◆ AVAILABLE DATA:
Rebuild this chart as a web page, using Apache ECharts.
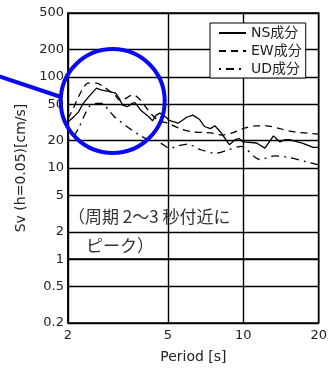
<!DOCTYPE html>
<html><head><meta charset="utf-8">
<script src="https://cdn.jsdelivr.net/npm/echarts@6/dist/echarts.min.js"></script>
<style>html,body{margin:0;padding:0;background:#fff}#c{width:330px;height:369px}</style>
</head><body><div id="c"></div>
<script>
// tick labels
const xTicks = [2, 5, 10, 20];
const yTicks = [0.2, 0.5, 1, 2, 5, 10, 20, 50, 100, 200, 500];
const seriesNames = ['NS成分', 'EW成分', 'UD成分'];

// NS component
const nsPeriod = [2.0, 2.12, 2.2, 2.3, 2.45, 2.6, 2.7, 2.9, 3.1, 3.2, 3.3, 3.45, 3.6, 3.7, 3.9, 4.2, 4.35, 4.5, 4.65, 4.8, 5.1, 5.5, 5.95, 6.3, 6.7, 7.0, 7.4, 7.7, 8.1, 8.8, 9.3, 9.6, 10.0, 11.3, 12.2, 13.2, 14.0, 14.7, 15.3, 17.3, 19.0, 20.0];
const nsSv     = [32, 37, 41, 51, 63, 75, 72, 69, 66, 58, 49, 47, 51, 52, 43, 36.5, 33, 38, 40, 38, 33, 31, 36, 38, 34, 28.5, 27, 29, 25, 18, 20.5, 21, 19.3, 18.8, 16.5, 22.5, 19.3, 20.5, 20.5, 18.6, 16.8, 16.8];

// EW component
const ewPeriod = [2.0, 2.1, 2.2, 2.3, 2.4, 2.6, 2.75, 2.95, 3.08, 3.22, 3.4, 3.6, 3.75, 3.95, 4.1, 4.3, 4.6, 5.0, 5.6, 6.2, 7.0, 7.6, 8.2, 9.1, 10.1, 11.3, 12.4, 14.0, 15.8, 20.0];
const ewSv     = [35, 45, 60, 75, 85, 85, 79, 69, 63, 55, 58, 63, 61, 53, 46, 39, 33, 31, 27, 25, 24.5, 24, 23, 24.4, 27.3, 29, 29, 27, 25, 23.5];

// UD component
const udPeriod = [2.0, 2.1, 2.2, 2.35, 2.45, 2.6, 2.75, 2.9, 3.05, 3.2, 3.4, 3.6, 3.85, 4.1, 4.4, 4.65, 5.1, 5.5, 6.0, 6.7, 7.8, 8.7, 9.8, 11.1, 11.6, 13.4, 15.3, 17.9, 20.0];
const udSv     = [20, 22, 27, 40, 48, 51, 51, 43, 37, 33, 29, 26, 23, 21, 20.3, 19, 16.5, 17.5, 18.3, 16, 14.5, 15.8, 17.3, 13.2, 12.4, 13.6, 13, 11.7, 10.8];

const L = Math.log10;
function pts(ps, vs) { return ps.map((p, i) => [L(p), L(vs[i])]); }
function fmt(v) { return String(parseFloat(Math.pow(10, v).toPrecision(3))); }

const font = '"DejaVu Sans", "Noto Sans CJK JP", sans-serif';
const chart = echarts.init(document.getElementById('c'), null, { renderer: 'canvas' });

function axisCommon(ticks, name, nameGap, margin) {
  return {
    type: 'value',
    min: L(ticks[0]), max: L(ticks[ticks.length - 1]),
    name: name, nameLocation: 'middle', nameGap: nameGap,
    nameTextStyle: { fontFamily: font, fontSize: 14, color: '#222' },
    axisLine: { show: true, lineStyle: { color: '#000', width: 1.5 } },
    axisTick: { show: false, customValues: ticks.map(L) },
    axisLabel: { customValues: ticks.map(L), formatter: fmt, fontFamily: font, fontSize: 13, color: '#222', margin: margin, showMinLabel: true, showMaxLabel: true },
    splitLine: { show: true, lineStyle: { color: '#000', width: 1.4 } }
  };
}

const lineBase = { type: 'line', symbol: 'none', silent: true, z: 3, emphasis: { disabled: true } };

chart.setOption({
  animation: false,
  grid: { left: 68, right: 11, top: 13, bottom: 46, show: true, borderColor: '#000', borderWidth: 1.5 },
  xAxis: axisCommon(xTicks, 'Period [s]', 27, 6),
  yAxis: axisCommon(yTicks, 'Sv (h=0.05)[cm/s]', 37, 4),
  legend: {
    data: seriesNames, orient: 'vertical', left: 210, top: 23,
    itemWidth: 27, itemHeight: 14, itemGap: 4,
    padding: [3, 4, 2, 8], borderColor: '#000', borderWidth: 1, backgroundColor: '#fff',
    textStyle: { fontFamily: font, fontSize: 14, color: '#222' },
    itemStyle: { opacity: 0 },
    selectedMode: false
  },
  series: [
    Object.assign({}, lineBase, { name: seriesNames[0], data: pts(nsPeriod, nsSv), itemStyle: { color: '#000' }, lineStyle: { color: '#000', width: 1.3, type: 'solid' } }),
    Object.assign({}, lineBase, { name: seriesNames[1], data: pts(ewPeriod, ewSv), smooth: 0.3, itemStyle: { color: '#000' }, lineStyle: { color: '#000', width: 1.3, type: [7, 5] } }),
    Object.assign({}, lineBase, { name: seriesNames[2], data: pts(udPeriod, udSv), smooth: 0.3, itemStyle: { color: '#000' }, lineStyle: { color: '#000', width: 1.3, type: [2, 5, 8, 5] } })
  ],
  graphic: [
    { type: 'circle', z: 100, shape: { cx: 112.7, cy: 101, r: 52 }, style: { fill: 'none', stroke: '#0a0af0', lineWidth: 4 } },
    { type: 'line', z: 100, shape: { x1: -2, y1: 76, x2: 61, y2: 97 }, style: { stroke: '#0a0af0', lineWidth: 4 } },
    { type: 'text', z: 100, x: 68, y: 217, style: { text: '（周期 2～3 秒付近に', font: '17px "Noto Sans CJK JP"', fill: '#333', verticalAlign: 'middle', align: 'left' } },
    { type: 'text', z: 100, x: 86, y: 246, style: { text: 'ピーク）', font: '17px "Noto Sans CJK JP"', fill: '#333', verticalAlign: 'middle', align: 'left' } }
  ]
});
</script></body></html>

◆ AIM OF THE EXERCISE: Copy out each line exactly, without the pictures.

◆ SOLUTION BELOW:
Rebuild this chart as a web page, using Apache ECharts.
<!DOCTYPE html>
<html><head><meta charset="utf-8">
<script src="https://cdn.jsdelivr.net/npm/echarts@6/dist/echarts.min.js"></script>
<style>html,body{margin:0;padding:0;background:#fff}#c{width:330px;height:369px}</style>
</head><body><div id="c"></div>
<script>
// tick labels
const xTicks = [2, 5, 10, 20];
const yTicks = [0.2, 0.5, 1, 2, 5, 10, 20, 50, 100, 200, 500];
const seriesNames = ['NS成分', 'EW成分', 'UD成分'];

// NS component
const nsPeriod = [2.0, 2.12, 2.2, 2.3, 2.45, 2.6, 2.7, 2.9, 3.1, 3.2, 3.3, 3.45, 3.6, 3.7, 3.9, 4.2, 4.35, 4.5, 4.65, 4.8, 5.1, 5.5, 5.95, 6.3, 6.7, 7.0, 7.4, 7.7, 8.1, 8.8, 9.3, 9.6, 10.0, 11.3, 12.2, 13.2, 14.0, 14.7, 15.3, 17.3, 19.0, 20.0];
const nsSv     = [32, 37, 41, 51, 63, 75, 72, 69, 66, 58, 49, 47, 51, 52, 43, 36.5, 33, 38, 40, 38, 33, 31, 36, 38, 34, 28.5, 27, 29, 25, 18, 20.5, 21, 19.3, 18.8, 16.5, 22.5, 19.3, 20.5, 20.5, 18.6, 16.8, 16.8];

// EW component
const ewPeriod = [2.0, 2.1, 2.2, 2.3, 2.4, 2.6, 2.75, 2.95, 3.08, 3.22, 3.4, 3.6, 3.75, 3.95, 4.1, 4.3, 4.6, 5.0, 5.6, 6.2, 7.0, 7.6, 8.2, 9.1, 10.1, 11.3, 12.4, 14.0, 15.8, 20.0];
const ewSv     = [35, 45, 60, 75, 85, 85, 79, 69, 63, 55, 58, 63, 61, 53, 46, 39, 33, 31, 27, 25, 24.5, 24, 23, 24.4, 27.3, 29, 29, 27, 25, 23.5];

// UD component
const udPeriod = [2.0, 2.1, 2.2, 2.35, 2.45, 2.6, 2.75, 2.9, 3.05, 3.2, 3.4, 3.6, 3.85, 4.1, 4.4, 4.65, 5.1, 5.5, 6.0, 6.7, 7.8, 8.7, 9.8, 11.1, 11.6, 13.4, 15.3, 17.9, 20.0];
const udSv     = [20, 22, 27, 40, 48, 51, 51, 43, 37, 33, 29, 26, 23, 21, 20.3, 19, 16.5, 17.5, 18.3, 16, 14.5, 15.8, 17.3, 13.2, 12.4, 13.6, 13, 11.7, 10.8];

const L = Math.log10;
function pts(ps, vs) { return ps.map((p, i) => [L(p), L(vs[i])]); }
function fmt(v) { return String(parseFloat(Math.pow(10, v).toPrecision(3))); }

const font = '"DejaVu Sans", "Noto Sans CJK JP", sans-serif';
const chart = echarts.init(document.getElementById('c'), null, { renderer: 'canvas' });

function axisCommon(ticks, name, nameGap, margin) {
  return {
    type: 'value',
    min: L(ticks[0]), max: L(ticks[ticks.length - 1]),
    name: name, nameLocation: 'middle', nameGap: nameGap,
    nameTextStyle: { fontFamily: font, fontSize: 14, color: '#222' },
    axisLine: { show: true, lineStyle: { color: '#000', width: 1.5 } },
    axisTick: { show: false, customValues: ticks.map(L) },
    axisLabel: { customValues: ticks.map(L), formatter: fmt, fontFamily: font, fontSize: 13, color: '#222', margin: margin, showMinLabel: true, showMaxLabel: true },
    splitLine: { show: true, lineStyle: { color: '#000', width: 1.4 } }
  };
}

const lineBase = { type: 'line', symbol: 'none', silent: true, z: 3, emphasis: { disabled: true } };

chart.setOption({
  animation: false,
  grid: { left: 68, right: 11, top: 13, bottom: 46, show: true, borderColor: '#000', borderWidth: 1.5 },
  xAxis: axisCommon(xTicks, 'Period [s]', 27, 6),
  yAxis: axisCommon(yTicks, 'Sv (h=0.05)[cm/s]', 37, 4),
  legend: {
    data: seriesNames, orient: 'vertical', left: 210, top: 23,
    itemWidth: 27, itemHeight: 14, itemGap: 4,
    padding: [3, 4, 2, 8], borderColor: '#000', borderWidth: 1, backgroundColor: '#fff',
    textStyle: { fontFamily: font, fontSize: 14, color: '#222' },
    itemStyle: { opacity: 0 },
    selectedMode: false
  },
  series: [
    Object.assign({}, lineBase, { name: seriesNames[0], data: pts(nsPeriod, nsSv), itemStyle: { color: '#000' }, lineStyle: { color: '#000', width: 1.3, type: 'solid' } }),
    Object.assign({}, lineBase, { name: seriesNames[1], data: pts(ewPeriod, ewSv), smooth: 0.3, itemStyle: { color: '#000' }, lineStyle: { color: '#000', width: 1.3, type: [7, 5] } }),
    Object.assign({}, lineBase, { name: seriesNames[2], data: pts(udPeriod, udSv), smooth: 0.3, itemStyle: { color: '#000' }, lineStyle: { color: '#000', width: 1.3, type: [2, 5, 8, 5] } })
  ],
  graphic: [
    { type: 'circle', z: 100, shape: { cx: 112.7, cy: 101, r: 52 }, style: { fill: 'none', stroke: '#0a0af0', lineWidth: 4 } },
    { type: 'line', z: 100, shape: { x1: -2, y1: 76, x2: 61, y2: 97 }, style: { stroke: '#0a0af0', lineWidth: 4 } },
    { type: 'text', z: 100, x: 68, y: 217, style: { text: '（周期 2～3 秒付近に', font: '17px "Noto Sans CJK JP"', fill: '#333', verticalAlign: 'middle', align: 'left' } },
    { type: 'text', z: 100, x: 86, y: 246, style: { text: 'ピーク）', font: '17px "Noto Sans CJK JP"', fill: '#333', verticalAlign: 'middle', align: 'left' } }
  ]
});
</script></body></html>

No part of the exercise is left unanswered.